Performance starts to matter more, but development is still the priority.

  • Practice frequency: 4x per week (including 1 strength-focused session)

  • Focus:

    • Continue building core skills under pressure

    • Begin position specialization

    • Introduce team tactics and game analysis

Players start thinking tactically reading the game, understanding timing and spacing, and reacting appropriately. This is the stage where mental growth—handling pressure, understanding mistakes, and working with feedback—takes center stage.

🧠 “Tactical IQ” becomes a teachable skill. Don’t just drill—explain the “why.”


Ages 16–18: Preparation for Adult Basketball

The margin for error shrinks, and performance expectations rise.

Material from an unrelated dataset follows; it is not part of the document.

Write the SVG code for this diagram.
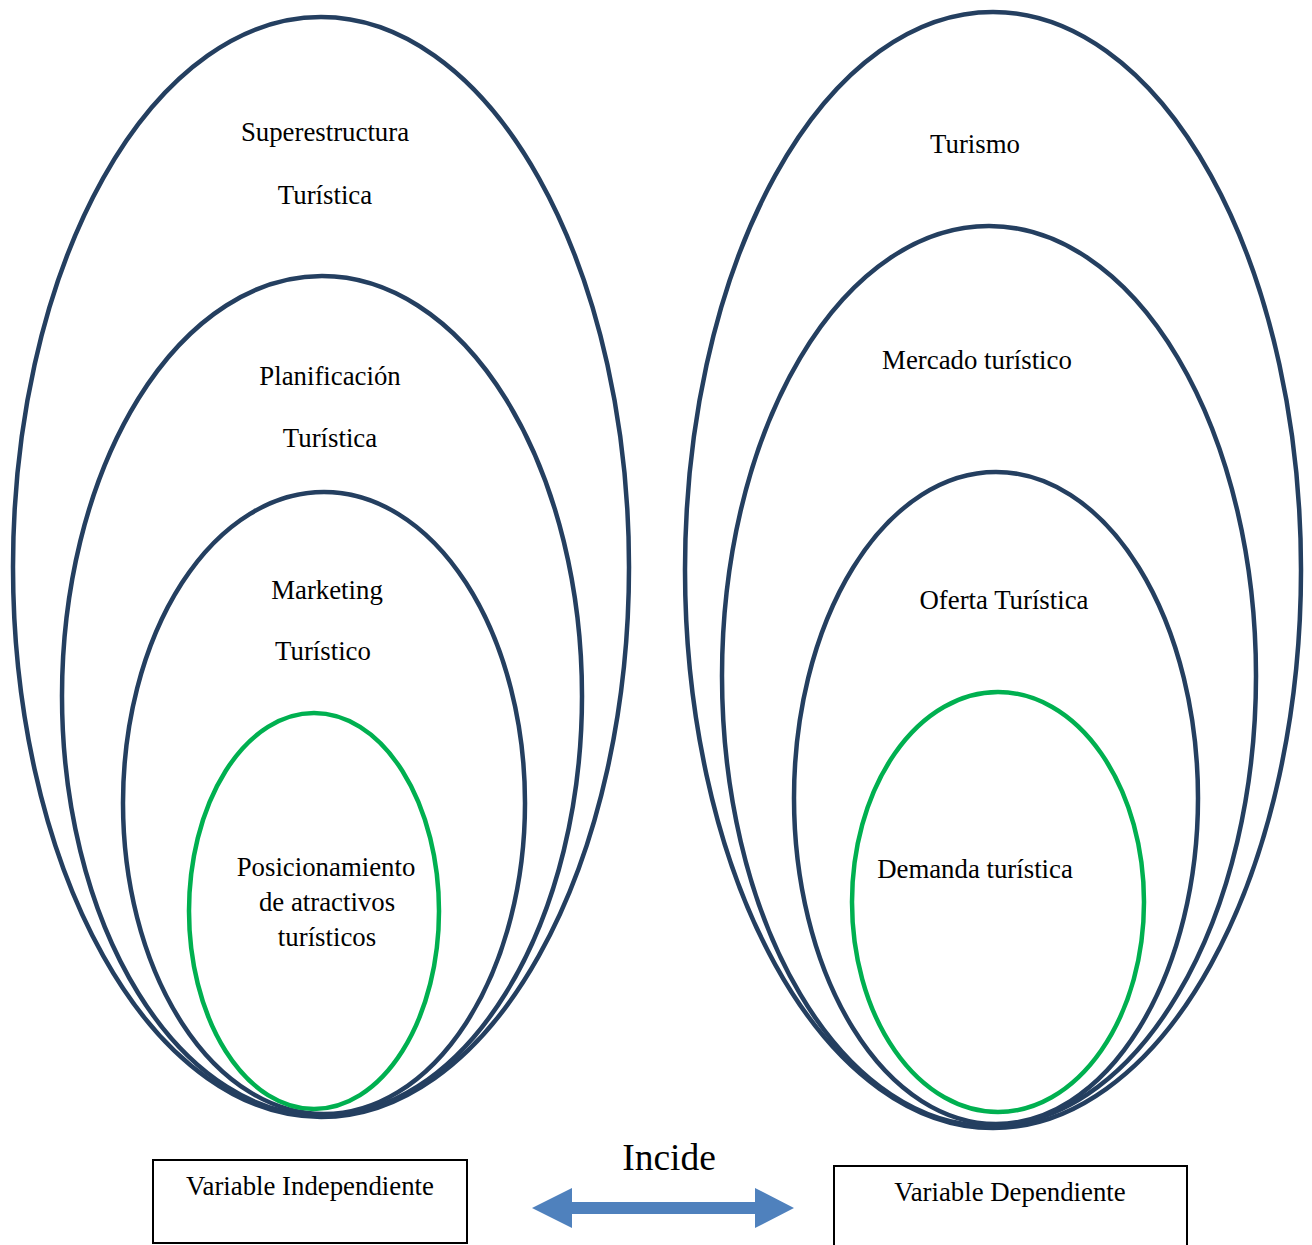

  • Practice frequency: 5 basketball sessions + 2 strength workouts

  • Focus:

    • Advanced fundamentals

    • Individual, group, and team tactics

    • Defined roles and identity

Players at this stage should be fluent in the language of basketball. They must know how to contribute to a team both technically and tactically. Still, the fundamentals remain essential—passing, shooting, footwork, and ball-handling under stress.



Coaching Wisdom That Transcends Age

No matter the age group, here are core principles for long-term success:

🔹 Train Smart, Not Just Hard

How we practice determines 80% of a player’s success. Every challenge is an opportunity. Problems aren’t obstacles—they're stepping stones.

🔹 Emphasize Contact and Footwork

Teach players to handle physical contact with confidence. Strong footwork creates balance and body control, which helps players absorb or deliver contact more effectively.

📘 Rule of thumb: The player who makes contact first (offensively or defensively) often wins the play.

🔹 Defense Is Intelligence

Modern defense isn’t just effort—it’s anticipation, speed of perception, and decision-making. Teach concepts like:

  • Closeouts

  • Help-side positioning

  • Boxing out

  • On-ball defense
    Train players to see the game before it happens.

🔹 Offense Is Timing and Spacing

Skill alone doesn’t score. Teach players to:

  • React at the right time

  • Maintain floor balance

  • Understand where and when to move
    Decision-making makes skills unstoppable.


Let Players Be Creative—But with Purpose

Freedom is essential. Players need space to experiment and make mistakes. But as a coach, always know:

  • Why you're allowing that freedom

  • What you're reinforcing through it

🧠 Basketball is a game of errors. Embrace them as teaching tools.




Feedback: The Silent Superpower

Done right, feedback changes players. Done wrong, it undermines them.

  • Don’t interrupt heated moments during games

  • Use pauses or stoppages for corrections

  • Deliver feedback within 24–48 hours for maximum impact

  • Avoid repeating the same critique more than twice—confidence matters


Final Thoughts: What Makes Great Coaches

Great coaches do more than run drills. They:

  • Adapt to each player's stage and needs

  • Balance joy with structure

  • Understand when to push and when to listen

  • Teach beyond the sport—character, grit, discipline

Hard work builds character. It raises pain tolerance. It breaks limits. And most importantly—it works.

Your influence as a coach extends far beyond the scoreboard. Be the guide who helps players not only master the game but love it for life.